**Task instructions:** Print the listing from its top line through the line containing "from matplotlib.ticker import MultipleLocator", nothing more, and leave out the pictures.

**Information shown:**
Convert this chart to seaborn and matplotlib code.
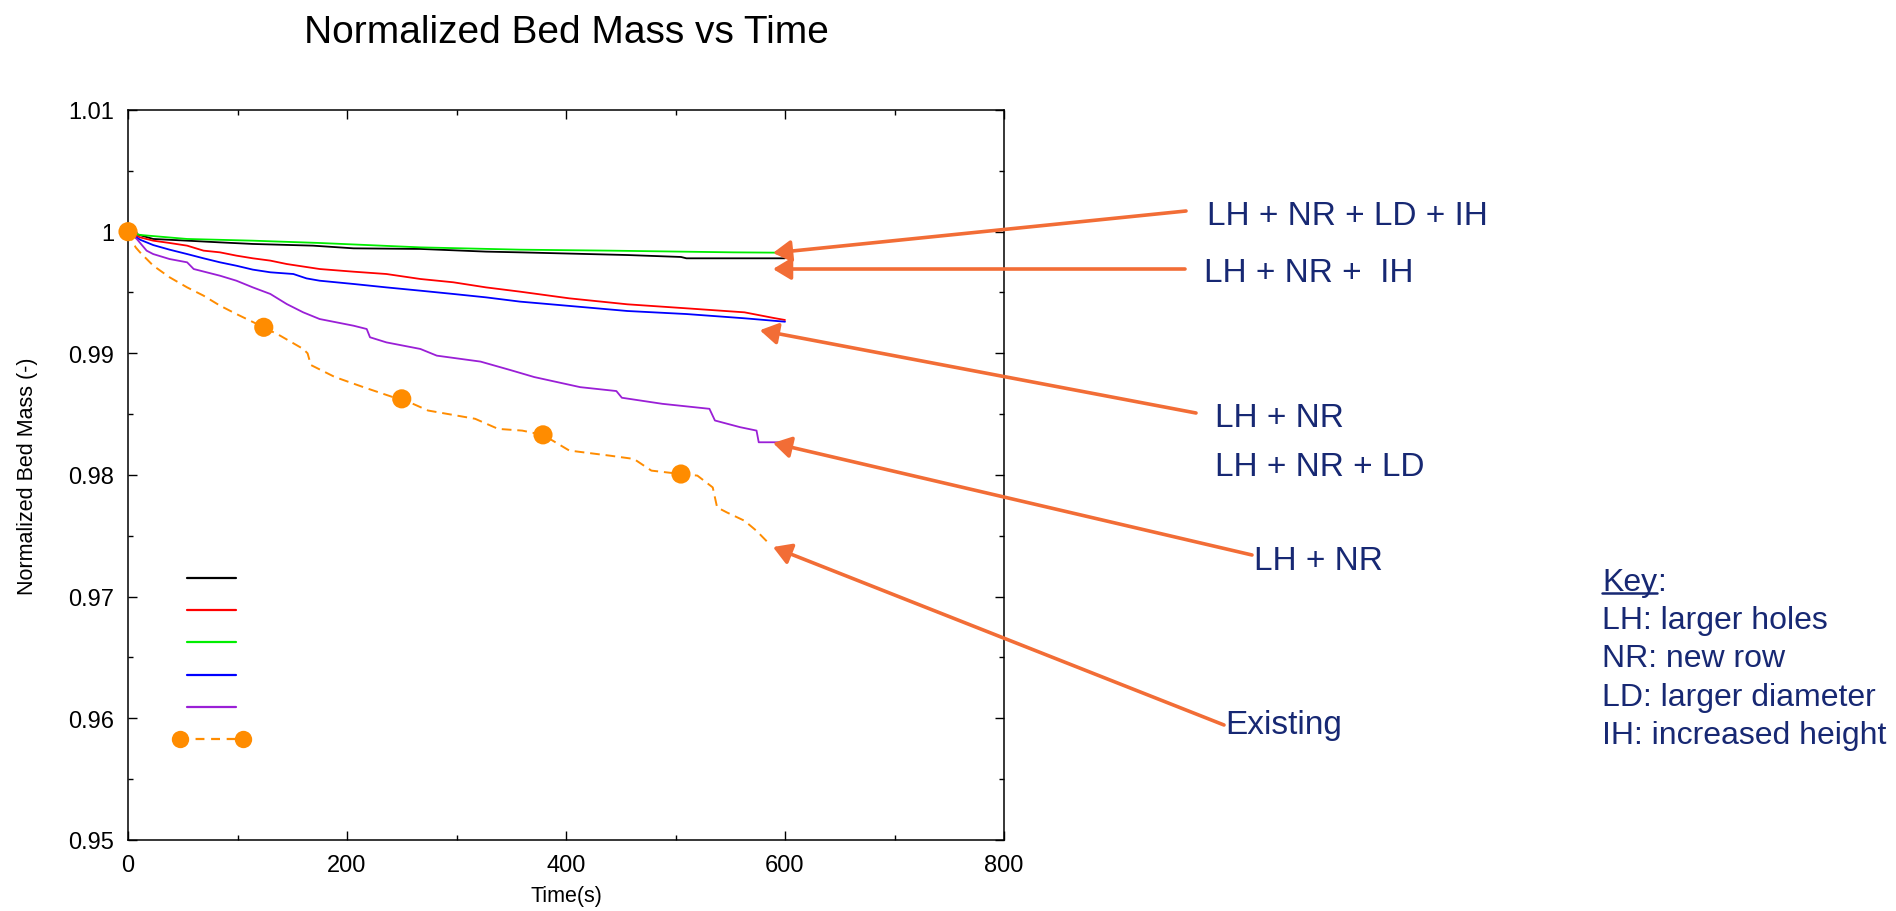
import numpy as np
import pandas as pd
import seaborn as sns
import matplotlib.pyplot as plt
from matplotlib.lines import Line2D
from matplotlib.patches import ArrowStyle
from matplotlib.legend_handler import HandlerLine2D
from matplotlib.ticker import MultipleLocator

# --- data (time in s, normalized bed mass) ---
t_black = [0, 23, 54, 84, 114, 169, 206, 267, 327, 358, 376, 456, 505, 510, 600]
m_black = [1.0, 0.9994, 0.99926, 0.99912, 0.99899, 0.99885, 0.99863, 0.99858,
           0.99836, 0.9983, 0.99826, 0.99808, 0.99792, 0.99781, 0.99781]

t_red = [0, 11, 23, 38, 54, 69, 84, 99, 114, 130, 145, 175, 206, 236, 267,
         297, 327, 358, 403, 456, 510, 563, 590, 600]
m_red = [1.0, 0.99953, 0.99926, 0.99907, 0.99885, 0.99844, 0.9983, 0.99803,
         0.99781, 0.99762, 0.99734, 0.99693, 0.99671, 0.99652, 0.99611,
         0.99584, 0.99542, 0.99507, 0.99452, 0.99403, 0.9937, 0.99337,
         0.9929, 0.99274]

t_green = [0, 11, 54, 114, 175, 267, 358, 440, 553, 600]
m_green = [1.0, 0.99973, 0.9994, 0.99926, 0.99907, 0.99871, 0.99852, 0.99844,
           0.9983, 0.99827]

t_blue = [0, 11, 23, 38, 54, 69, 84, 99, 114, 130, 151, 163, 175, 206, 236,
          267, 297, 327, 358, 376, 456, 510, 563, 600]
m_blue = [1.0, 0.99934, 0.9989, 0.99852, 0.99816, 0.99781, 0.99748, 0.9972,
          0.99688, 0.99666, 0.99652, 0.99616, 0.99597, 0.9957, 0.99542,
          0.99515, 0.99488, 0.9946, 0.99425, 0.99411, 0.99348, 0.99323,
          0.99288, 0.9926]

t_purple = [0, 8, 17, 23, 38, 54, 60, 84, 99, 114, 130, 145, 160, 175, 206,
            218, 221, 236, 267, 282, 322, 349, 371, 413, 446, 451, 488, 531,
            536, 559, 574, 576, 598]
m_purple = [1.0, 0.9994, 0.99844, 0.99816, 0.99775, 0.99748, 0.99693, 0.99638,
            0.99597, 0.99542, 0.99488, 0.99405, 0.99337, 0.99282, 0.99227,
            0.992, 0.99132, 0.9909, 0.99036, 0.98981, 0.98932, 0.98863,
            0.98805, 0.98722, 0.9869, 0.98635, 0.98585, 0.98544, 0.98448,
            0.98393, 0.98365, 0.98269, 0.98269]

t_exist = [0, 7, 11, 23, 38, 54, 69, 84, 99, 124, 139, 160, 164, 167, 189,
           215, 242, 250, 274, 317, 338, 360, 379, 403, 440, 462, 478, 505,
           520, 534, 538, 547, 563, 574, 585]
m_exist = [1.0, 0.99871, 0.9983, 0.99721, 0.99625, 0.99542, 0.99474, 0.99392,
           0.99323, 0.99214, 0.99145, 0.99036, 0.99, 0.98904, 0.98805,
           0.98722, 0.9864, 0.98626, 0.9853, 0.98462, 0.98379, 0.98365,
           0.9833, 0.98201, 0.98159, 0.98132, 0.98036, 0.98008, 0.97995,
           0.97898, 0.97734, 0.97692, 0.97624, 0.97541, 0.9744]

t_exist_marks = [0, 124, 250, 379, 505]
m_exist_marks = [1.0, 0.99214, 0.98626, 0.9833, 0.98008]

series_colors = ['#000000', '#ff0000', '#00ee00', '#0000ff', '#9a1fd6']
orange = '#ff8c00'

# annotation labels, arrow tips (data)
ann_labels = ['LH + NR + LD + IH', 'LH + NR +  IH', 'LH + NR', 'LH + NR + LD',
              'LH + NR', 'Existing']
tip_t = [589, 589, 577, 589, 589]
tip_m = [0.99825, 0.99693, 0.9919, 0.98263, 0.97408]

key_lines = ['LH: larger holes', 'NR: new row', 'LD: larger diameter',
             'IH: increased height']

W, H = 1896, 912
def fx(px):
    return px / W
def fy(py):
    return 1 - py / H

sns.set_style('ticks')
plt.rcParams['font.family'] = ['Liberation Sans', 'DejaVu Sans']
plt.rcParams['text.color'] = 'black'
plt.rcParams['axes.labelcolor'] = 'black'

fig = plt.figure(figsize=(W / 100, H / 100), dpi=100)
ax = fig.add_axes([fx(128), fy(841), fx(1004) - fx(128), fy(111) - fy(841)])

curves = [(t_black, m_black), (t_red, m_red), (t_green, m_green),
          (t_blue, m_blue), (t_purple, m_purple)]
for (t, m), c in zip(curves, series_colors):
    sns.lineplot(x=t, y=m, color=c, lw=1.3, ax=ax, estimator=None, sort=False)

sns.lineplot(x=t_exist, y=m_exist, color=orange, lw=1.4, ax=ax,
             estimator=None, sort=False, linestyle=(0, (5, 3)))
sns.scatterplot(x=t_exist_marks, y=m_exist_marks, color=orange, s=190,
                edgecolor='none', ax=ax, clip_on=False, zorder=5)

ax.set_xlim(0, 800)
ax.set_ylim(0.95, 1.01)
ax.xaxis.set_major_locator(MultipleLocator(200))
ax.xaxis.set_minor_locator(MultipleLocator(100))
ax.yaxis.set_minor_locator(MultipleLocator(0.005))
ax.set_yticks(np.arange(0.95, 1.0101, 0.01))
ax.set_yticklabels(['0.95', '0.96', '0.97', '0.98', '0.99', '1', '1.01'])
ax.tick_params(which='both', direction='in', top=True, right=True,
               colors='black', width=1.0)
ax.tick_params(which='major', length=6.5, labelsize=17, pad=10)
ax.tick_params(which='minor', length=3.3)
for sp in ax.spines.values():
    sp.set_linewidth(1.1)
    sp.set_color('black')

ax.set_title('Normalized Bed Mass vs Time', fontsize=28, pad=49, color='black')
ax.set_xlabel('Time(s)', fontsize=15.5)
ax.xaxis.set_label_coords(0.5, -0.061)
ax.set_ylabel('Normalized Bed Mass (-)', fontsize=15.5)
ax.yaxis.set_label_coords(-0.103, 0.5)

# legend with empty labels, as in the original
handles = [Line2D([], [], color=c, lw=1.6) for c in series_colors]
exist_handle = Line2D([], [], color=orange, lw=1.6, linestyle=(0, (4, 3)),
                      marker='o', markersize=12.5, markeredgewidth=0)
handles.append(exist_handle)
ax.legend(handles, [''] * 6, loc='upper left',
          bbox_to_anchor=(fx(180), fy(571)), bbox_transform=fig.transFigure,
          frameon=False, fontsize=16, handlelength=2.84, labelspacing=0.50,
          borderpad=0, borderaxespad=0, handletextpad=0, numpoints=2,
          handler_map={exist_handle: HandlerLine2D(marker_pad=0)})

# orange call-out arrows and labels
arrow_col = '#f26d36'
text_col = '#172873'
tails = [(1186, 212), (1185, 270), (1196, 414), (1252, 556), (1224, 726)]
style = ArrowStyle('-|>', head_length=0.6, head_width=0.36)
for (tx, ty), xt, yt in zip(tails, tip_t, tip_m):
    ax.annotate('', xy=(xt, yt), xycoords='data',
                xytext=(fx(tx), fy(ty)), textcoords='figure fraction',
                arrowprops=dict(arrowstyle=style, color=arrow_col, lw=2.6,
                                mutation_scale=18, shrinkA=0, shrinkB=0),
                annotation_clip=False)

text_pos = [(1207, 225), (1204, 282), (1215, 427), (1215, 476), (1254, 570),
            (1225, 734)]
for lab, (px, py) in zip(ann_labels, text_pos):
    fig.text(fx(px), fy(py), lab, fontsize=24, color=text_col,
             ha='left', va='baseline')

# key block, "Key" underlined
key_x = 1602
key_base = [591, 629, 667, 706, 744]
kt = fig.text(fx(key_x), fy(key_base[0]), 'Key', fontsize=23,
              color=text_col, ha='left', va='baseline')
renderer = fig.canvas.get_renderer()
bb = kt.get_window_extent(renderer)
fig.text(bb.x1 / W, fy(key_base[0]), ':', fontsize=23, color=text_col,
         ha='left', va='baseline')
fig.add_artist(Line2D([bb.x0 / W, bb.x1 / W],
                      [fy(key_base[0] + 3), fy(key_base[0] + 3)],
                      color=text_col, lw=1.8, transform=fig.transFigure))
for line, yb in zip(key_lines, key_base[1:]):
    fig.text(fx(key_x), fy(yb), line, fontsize=23, color=text_col,
             ha='left', va='baseline')

fig.savefig('out.png', dpi=100)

**Completed task:**
Convert this chart to seaborn and matplotlib code.
import numpy as np
import pandas as pd
import seaborn as sns
import matplotlib.pyplot as plt
from matplotlib.lines import Line2D
from matplotlib.patches import ArrowStyle
from matplotlib.legend_handler import HandlerLine2D
from matplotlib.ticker import MultipleLocator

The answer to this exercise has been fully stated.